**REQUIRED TASK:** Go through the material below and copy each line where the word "this" appears.

**Code that draws figures:**

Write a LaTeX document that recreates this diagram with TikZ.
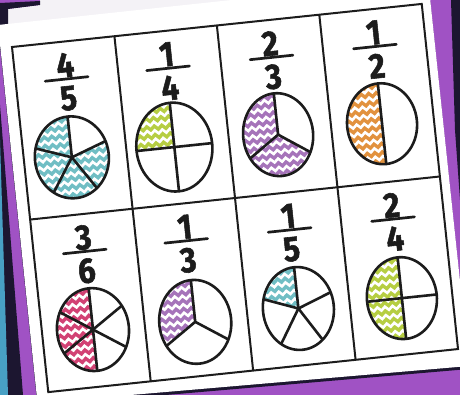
\documentclass[tikz,border=0pt]{standalone}
\usepackage{fontspec}
\setmainfont{Fira Sans}
\newfontfamily\digitfont{Fira Sans}[BoldFeatures={FakeBold=1.6}]
\definecolor{bgpurple}{RGB}{160,82,196}
\definecolor{bgteal}{RGB}{72,160,196}
\definecolor{bgdark}{RGB}{28,22,48}
\definecolor{frameinner}{RGB}{244,242,246}
\definecolor{ink}{RGB}{28,28,28}
\definecolor{pteal}{RGB}{112,190,196}
\definecolor{pgreen}{RGB}{182,206,66}
\definecolor{ppurple}{RGB}{166,116,186}
\definecolor{porange}{RGB}{226,146,62}
\definecolor{ppink}{RGB}{210,66,116}
\tikzset{
  gridline/.style={draw=ink, line width=1pt},
  pieline/.style={draw=ink, line width=1.3pt, line cap=round},
  barline/.style={draw=ink, line width=1.35pt, line cap=round},
  chevline/.style={draw=white, line width=1.3pt, line join=miter},
  digit/.style={inner sep=0pt, transform shape, yscale=1.14, text=ink, font=\digitfont\fontsize{15.5}{15.5}\selectfont\bfseries},
}
\newcommand{\chevfill}[1]{%
  \fill[#1] (-50,-62) rectangle (50,62);
  \foreach \r in {-7,...,7} {
    \draw[chevline] (-52,{\r*8.5-1.75}) \foreach \k in {1,...,14} { -- ++(3.8,3.5) -- ++(3.8,-3.5) };
  }%
}
% center x, center y, x radius, y radius, colour, filled range a/b, divider angles
\newcommand{\fracpie}[7]{%
  \begin{scope}[shift={(#1,#2)}, yscale=-1]
    \fill[white] (0,0) ellipse [x radius=#3, y radius=#4];
    \begin{scope}
      \clip (0,0) ellipse [x radius=#3, y radius=#4];
      \foreach \ta/\tb in {#6} {
        \begin{scope}
          \clip (0,0) \foreach \k in {0,...,6} { -- ({1.6*#3*cos(\ta+(\tb-\ta)*\k/6)},{1.6*#4*sin(\ta+(\tb-\ta)*\k/6)}) } -- cycle;
          \chevfill{#5}
        \end{scope}
      }
      \foreach \t in {#7} \draw[pieline] (0,0) -- ({#3*cos(\t)},{#4*sin(\t)});
    \end{scope}
    \draw[pieline] (0,0) ellipse [x radius=#3, y radius=#4];
  \end{scope}%
}
% name, x, row top, numerator, denominator
\newcommand{\fracnum}[5]{%
  \node[digit] (#1num) at (#2,{#3+23.5}) {#4};
  \draw[barline] ({#2-21.5},{#3+37.5}) -- ({#2+21.5},{#3+37.5});
  \node[digit] (#1den) at (#2,{#3+57}) {#5};
}
\begin{document}
\begin{tikzpicture}[x=0.5pt,y=-0.5pt]
\useasboundingbox (0,0) rectangle (460,395);
% background
\fill[bgpurple] (0,0) rectangle (460,395);
\fill[bgdark] (0,105) -- (23,395) -- (0,395) -- cycle;
\fill[bgteal] (0,140) -- (8,395) -- (0,395) -- cycle;
\fill[bgdark] (451,0) -- (460,0) -- (460,200) -- (455,130) -- cycle;
\fill[frameinner] (8,9) -- (40,5) -- (40,0) -- (260,0) -- (8,40) -- cycle;
\fill[bgdark] (0,3) -- (40,1) -- (40,5) -- (8,9) -- (8,40) -- (0,40) -- cycle;
% paper
\fill[bgdark] (-2,28) -- (428,-18) -- (469,369) -- (37.5,406) -- cycle;
\fill[white] (-2,25) -- (428,-21) -- (469,366) -- (37.5,403) -- cycle;
% sheet of cards
\begin{scope}[shift={(12,47)}, rotate=6]
  \fracpie{48}{116}{37}{41}{pteal}{90/378}{90,162,234,306,18}
  \fracpie{151}{116.5}{38}{44.5}{pgreen}{90/180}{0,90,180,270}
  \fracpie{255.5}{115}{35}{41.5}{ppurple}{90/330}{90,210,330}
  \fracpie{360}{115}{35}{40.5}{porange}{90/270}{90,270}
  \fracpie{51}{289.5}{36}{41.5}{ppink}{90/270}{90,150,210,270,330,30}
  \fracpie{153.5}{292.5}{36}{42}{ppurple}{90/210}{90,210,330}
  \fracpie{257.5}{290}{35.5}{41.5}{pteal}{90/162}{90,162,234,306,18}
  \fracpie{361.5}{290.5}{35}{41}{pgreen}{90/270}{0,90,180,270}
  \draw[gridline] (0,0) rectangle (412,347);
  \draw[gridline] (0,173.5) -- (412,173.5);
  \foreach \x in {103,206,309} \draw[gridline] (\x,0) -- (\x,347);
  \fracnum{a}{51}{0}{4}{5}
  \fracnum{b}{153}{0}{1}{4}
  \fracnum{c}{257}{0}{2}{3}
  \fracnum{d}{361}{0}{1}{2}
  \fracnum{e}{51}{173.5}{3}{6}
  \fracnum{f}{153}{173.5}{1}{3}
  \fracnum{g}{257}{173.5}{1}{5}
  \fracnum{h}{361}{173.5}{2}{4}
\end{scope}
\end{tikzpicture}
\end{document}
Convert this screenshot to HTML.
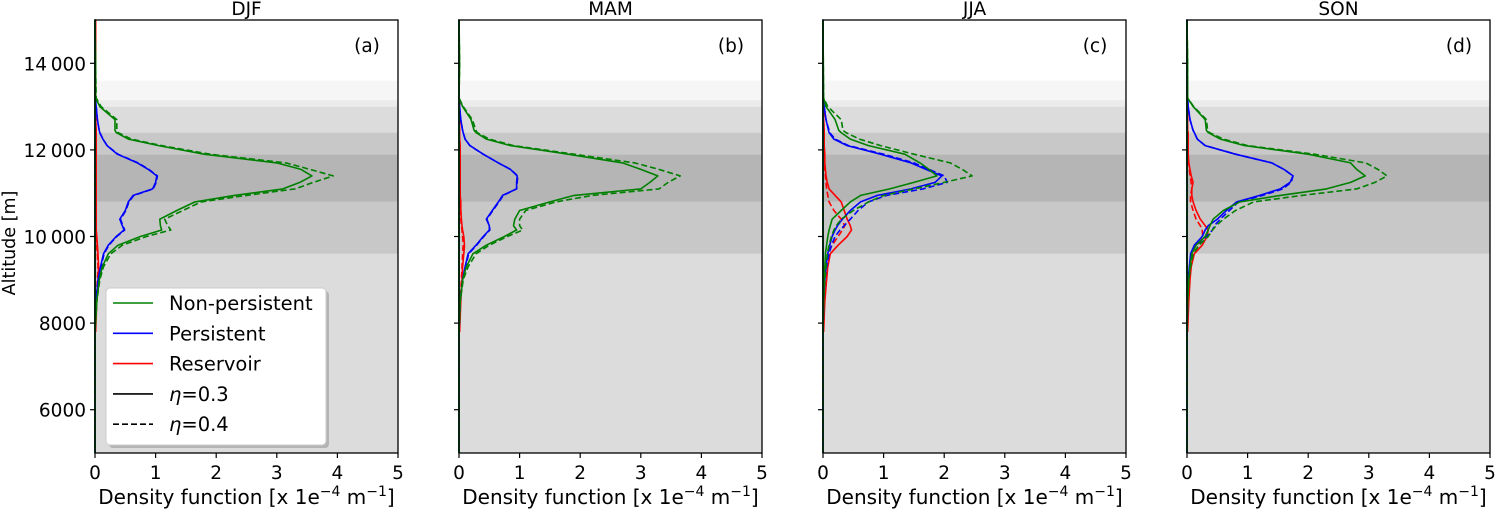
<!DOCTYPE html>
<html><head><meta charset="utf-8"><style>
html,body{margin:0;padding:0;background:#fff;}
svg{display:block;font-family:"DejaVu Sans","Liberation Sans",sans-serif;}
</style></head><body>
<svg id="chart" width="1496" height="509" viewBox="0 0 1496 509" xmlns="http://www.w3.org/2000/svg"></svg>
<script>
const seasons = ["DJF","MAM","JJA","SON"];
const panelLabels = ["(a)","(b)","(c)","(d)"];
const xTicks = [0,1,2,3,4,5];
const yTicks = [6000,8000,10000,12000,14000];
const yTickLabels = ["6000","8000","10\u2009000","12\u2009000","14\u2009000"];
const altitudes = [7800,8500,9000,9300,9600,9800,10000,10150,10250,10400,10600,10800,10950,11100,11250,11400,11550,11700,11900,12100,12250,12400,12450,12700,13000,13200,14000,15000];
const bandLo = [5000,9600,10800,11900,12400,13000,13150];
const bandHi = [9600,10800,11900,12400,13000,13150,13600];
const bandFill = ["#dcdcdc","#c8c8c8","#b5b5b5","#c8c8c8","#dcdcdc","#ebebeb","#f6f6f6"];
const djfNp03 = [0,0.03,0.07,0.12,0.22,0.38,0.75,1.1,1.08,1.07,1.35,1.65,2.3,3.1,3.38,3.58,3.4,3.0,1.8,1.05,0.55,0.35,0.33,0.33,0.08,0.01,0.01,0];
const djfNp04 = [0,0.03,0.08,0.14,0.26,0.45,0.85,1.25,1.2,1.15,1.45,1.75,2.5,3.3,3.6,3.93,3.55,3.15,1.9,1.1,0.6,0.38,0.36,0.36,0.1,0.02,0.01,0];
const djfP03 = [0,0.02,0.05,0.09,0.14,0.22,0.35,0.48,0.45,0.41,0.5,0.55,0.63,0.95,1.0,1.02,0.88,0.7,0.37,0.2,0.13,0.08,0.07,0.04,0.02,0.005,0,0];
const djfP04 = [0,0.02,0.05,0.1,0.15,0.23,0.36,0.49,0.46,0.42,0.51,0.56,0.64,0.96,1.01,1.03,0.89,0.71,0.38,0.2,0.13,0.08,0.07,0.04,0.02,0.005,0,0];
const djfR03 = [0.01,0.03,0.05,0.06,0.05,0.04,0.03,0.02,0.02,0.02,0.02,0.02,0.02,0.02,0.02,0.02,0.02,0.02,0.02,0.02,0.02,0.02,0.02,0.01,0.01,0.01,0.01,0.01];
const djfR04 = [0.01,0.02,0.04,0.05,0.04,0.03,0.02,0.02,0.02,0.02,0.02,0.02,0.02,0.02,0.02,0.02,0.02,0.02,0.02,0.02,0.02,0.02,0.02,0.01,0.01,0.01,0.01,0.01];
const mamNp03 = [0,0.02,0.06,0.12,0.23,0.45,0.75,0.95,0.9,0.92,1.0,1.5,1.9,3.0,3.15,3.28,3.0,2.7,1.8,0.85,0.45,0.28,0.25,0.2,0.06,0,0.01,0];
const mamNp04 = [0,0.02,0.07,0.15,0.28,0.5,0.8,1.05,1.0,1.0,1.1,1.6,2.2,3.3,3.45,3.65,3.3,2.9,1.9,0.9,0.5,0.3,0.28,0.22,0.07,0,0.01,0];
const mamP03 = [0,0.02,0.06,0.1,0.15,0.28,0.4,0.5,0.5,0.45,0.55,0.65,0.72,0.95,0.95,0.96,0.85,0.65,0.4,0.18,0.1,0.07,0.06,0.03,0.01,0,0,0];
const mamP04 = [0,0.02,0.06,0.11,0.16,0.29,0.41,0.51,0.5,0.46,0.56,0.66,0.73,0.95,0.96,0.97,0.85,0.65,0.4,0.18,0.1,0.07,0.06,0.03,0.01,0,0,0];
const mamR03 = [0.01,0.03,0.05,0.06,0.08,0.09,0.08,0.06,0.05,0.04,0.03,0.03,0.02,0.02,0.02,0.02,0.02,0.02,0.02,0.02,0.01,0.01,0.01,0.01,0.01,0,0,0];
const mamR04 = [0.01,0.02,0.04,0.05,0.06,0.07,0.06,0.05,0.04,0.03,0.03,0.02,0.02,0.02,0.02,0.02,0.02,0.02,0.02,0.02,0.01,0.01,0.01,0.01,0.01,0,0,0];
const jjaNp03 = [0,0.01,0.02,0.03,0.04,0.06,0.08,0.1,0.12,0.15,0.3,0.45,0.62,1.1,1.5,1.88,1.75,1.6,1.35,0.75,0.45,0.3,0.26,0.2,0.05,0.01,0.005,0];
const jjaNp04 = [0,0.01,0.03,0.05,0.07,0.1,0.14,0.18,0.22,0.3,0.5,0.75,1.0,1.5,2.0,2.46,2.3,2.1,1.5,0.95,0.6,0.38,0.33,0.3,0.08,0.01,0.005,0];
const jjaP03 = [0,0.01,0.03,0.05,0.08,0.11,0.15,0.2,0.24,0.32,0.45,0.62,0.9,1.45,1.85,1.96,1.7,1.45,0.95,0.4,0.18,0.1,0.09,0.05,0.02,0,0,0];
const jjaP04 = [0,0.01,0.03,0.06,0.1,0.14,0.2,0.28,0.35,0.45,0.58,0.75,1.05,1.65,2.05,2.0,1.75,1.5,1.0,0.42,0.2,0.11,0.1,0.05,0.02,0,0,0];
const jjaR03 = [0.01,0.03,0.06,0.08,0.12,0.25,0.4,0.47,0.45,0.4,0.35,0.3,0.2,0.1,0.07,0.05,0.04,0.03,0.03,0.02,0.02,0.02,0.02,0.01,0.01,0,0,0];
const jjaR04 = [0.01,0.02,0.04,0.06,0.08,0.15,0.25,0.32,0.36,0.3,0.18,0.1,0.08,0.06,0.05,0.04,0.03,0.03,0.02,0.02,0.02,0.02,0.02,0.01,0.01,0,0,0];
const sonNp03 = [0,0.01,0.03,0.05,0.08,0.15,0.3,0.35,0.38,0.43,0.6,0.87,1.54,2.3,2.7,2.94,2.8,2.7,2.0,0.95,0.55,0.35,0.32,0.3,0.1,0.01,0.01,0];
const sonNp04 = [0,0.01,0.03,0.06,0.1,0.2,0.35,0.42,0.48,0.6,0.8,1.1,1.9,2.8,3.1,3.3,3.15,2.95,2.1,1.0,0.6,0.37,0.34,0.32,0.11,0.01,0.01,0];
const sonP03 = [0,0.01,0.02,0.04,0.06,0.12,0.25,0.3,0.35,0.5,0.65,0.82,1.2,1.54,1.7,1.75,1.6,1.4,0.8,0.3,0.17,0.12,0.1,0.05,0.02,0.01,0,0];
const sonP04 = [0,0.01,0.02,0.04,0.07,0.15,0.32,0.42,0.45,0.55,0.7,0.85,1.25,1.58,1.72,1.75,1.6,1.4,0.8,0.3,0.17,0.12,0.1,0.05,0.02,0.01,0,0];
const sonR03 = [0.01,0.03,0.05,0.07,0.12,0.25,0.33,0.35,0.3,0.22,0.15,0.1,0.08,0.08,0.1,0.07,0.05,0.03,0.02,0.02,0.02,0.02,0.01,0.01,0.01,0,0,0];
const sonR04 = [0.01,0.02,0.04,0.06,0.1,0.2,0.26,0.25,0.22,0.15,0.1,0.06,0.06,0.08,0.07,0.05,0.04,0.03,0.02,0.02,0.02,0.02,0.01,0.01,0.01,0,0,0];

const seasonData = [
  [djfNp03,djfNp04,djfP03,djfP04,djfR03,djfR04],
  [mamNp03,mamNp04,mamP03,mamP04,mamR03,mamR04],
  [jjaNp03,jjaNp04,jjaP03,jjaP04,jjaR03,jjaR04],
  [sonNp03,sonNp04,sonP03,sonP04,sonR03,sonR04]];
const seriesNames = ["non-persistent-eta03","non-persistent-eta04","persistent-eta03","persistent-eta04","reservoir-eta03","reservoir-eta04"];
const seriesColor = ["#008000","#008000","#0000ff","#0000ff","#ff0000","#ff0000"];
const seriesDash = [false,true,false,true,false,true];

const NS="http://www.w3.org/2000/svg";
const svg=document.getElementById('chart');
const panelX=[95,459,823,1187], PW=303, PT=20, PH=433;
const yMin=5000,yMax=15000,xMax=5;
function ys(v){return PT+PH*(yMax-v)/(yMax-yMin);}
function xs(p,v){return panelX[p]+PW*v/xMax;}
function el(tag,attrs,parent){const e=document.createElementNS(NS,tag);for(const k in attrs)e.setAttribute(k,attrs[k]);(parent||svg).appendChild(e);return e;}

const drawOrder=[4,5,2,3,0,1];
for(let p=0;p<4;p++){
  const g=el('g',{});
  
  
  for(let b=0;b<bandLo.length;b++){
    const r=el('rect',{x:panelX[p],y:ys(bandHi[b]),width:PW,height:ys(bandLo[b])-ys(bandHi[b]),fill:bandFill[b]},g);
    
    
  }
  for(const s of drawOrder){
    const vals=seasonData[p][s];
    let d='';
    for(let i=0;i<altitudes.length;i++){d+=(i?'L':'M')+xs(p,vals[i]).toFixed(1)+','+ys(altitudes[i]).toFixed(1);}
    d+='L'+xs(p,0)+','+ys(yMin);
    const a={d:d,fill:'none',stroke:seriesColor[s],'stroke-width':1.6,'stroke-linejoin':'round'};
    if(seriesDash[s])a['stroke-dasharray']='6,3';
    const path=el('path',a,g);
    
    
  }
  const fr=el('rect',{x:panelX[p],y:PT,width:PW,height:PH,fill:'none',stroke:'#000','stroke-width':1.3},g);
  
  
  const t=el('text',{x:panelX[p]+PW/2,y:15,'text-anchor':'middle','font-size':18.5},g);
  t.textContent=seasons[p];
  
  
  const pl=el('text',{x:panelX[p]+272,y:52,'text-anchor':'middle','font-size':18.5},g);
  pl.textContent=panelLabels[p];
  
  
  for(const v of xTicks){
    el('line',{x1:xs(p,v),x2:xs(p,v),y1:PT+PH,y2:PT+PH+5,stroke:'#000','stroke-width':1.2},g);
    const tx=el('text',{x:xs(p,v),y:PT+PH+26,'text-anchor':'middle','font-size':18.5},g);
    tx.textContent=v;
    
    
  }
  for(let i=0;i<yTicks.length;i++){
    el('line',{x1:panelX[p]-5,x2:panelX[p],y1:ys(yTicks[i]),y2:ys(yTicks[i]),stroke:'#000','stroke-width':1.2},g);
    if(p===0){
      const ty=el('text',{x:panelX[p]-9,y:ys(yTicks[i])+7,'text-anchor':'end','font-size':18.5},g);
      ty.textContent=yTickLabels[i];
      
      
    }
  }
  const xl=el('text',{x:panelX[p]+PW/2,y:504,'text-anchor':'middle','font-size':20},g);
  xl.innerHTML='Density function [x 1e<tspan dy="-8" font-size="14">\u22124</tspan><tspan dy="8"> m</tspan><tspan dy="-8" font-size="14">\u22121</tspan><tspan dy="8">]</tspan>';
  
  
}
const yl=el('text',{x:0,y:0,'text-anchor':'middle','font-size':17.5,transform:'translate(15,243) rotate(-90)'});
yl.textContent='Altitude [m]';



const lg=el('g',{});


el('rect',{x:109,y:291,width:220,height:157,rx:4,fill:'#999',opacity:0.6},lg);
el('rect',{x:106,y:288,width:220,height:157,rx:4,fill:'#fff',stroke:'#ccc','stroke-width':1},lg);
const legLabels=["Non-persistent","Persistent","Reservoir","\u03b7=0.3","\u03b7=0.4"];
const legColors=["#008000","#0000ff","#ff0000","#000","#000"];
const legDash=[false,false,false,false,true];
for(let i=0;i<legLabels.length;i++){
  const yy=303+i*30.3;
  const a={x1:113,x2:153,y1:yy,y2:yy,stroke:legColors[i],'stroke-width':1.6};
  if(legDash[i])a['stroke-dasharray']='6,3';
  el('line',a,lg);
  const tt=el('text',{x:169,y:yy+7,'font-size':19.5},lg);
  if(i>=3){tt.innerHTML='<tspan font-style="italic">\u03b7</tspan>='+(i===3?'0.3':'0.4');}
  else tt.textContent=legLabels[i];
  
  
}
</script>
</body></html>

**COMPLETE ANSWER:**
Write a LaTeX document that recreates this diagram with TikZ.
Convert this screenshot to HTML.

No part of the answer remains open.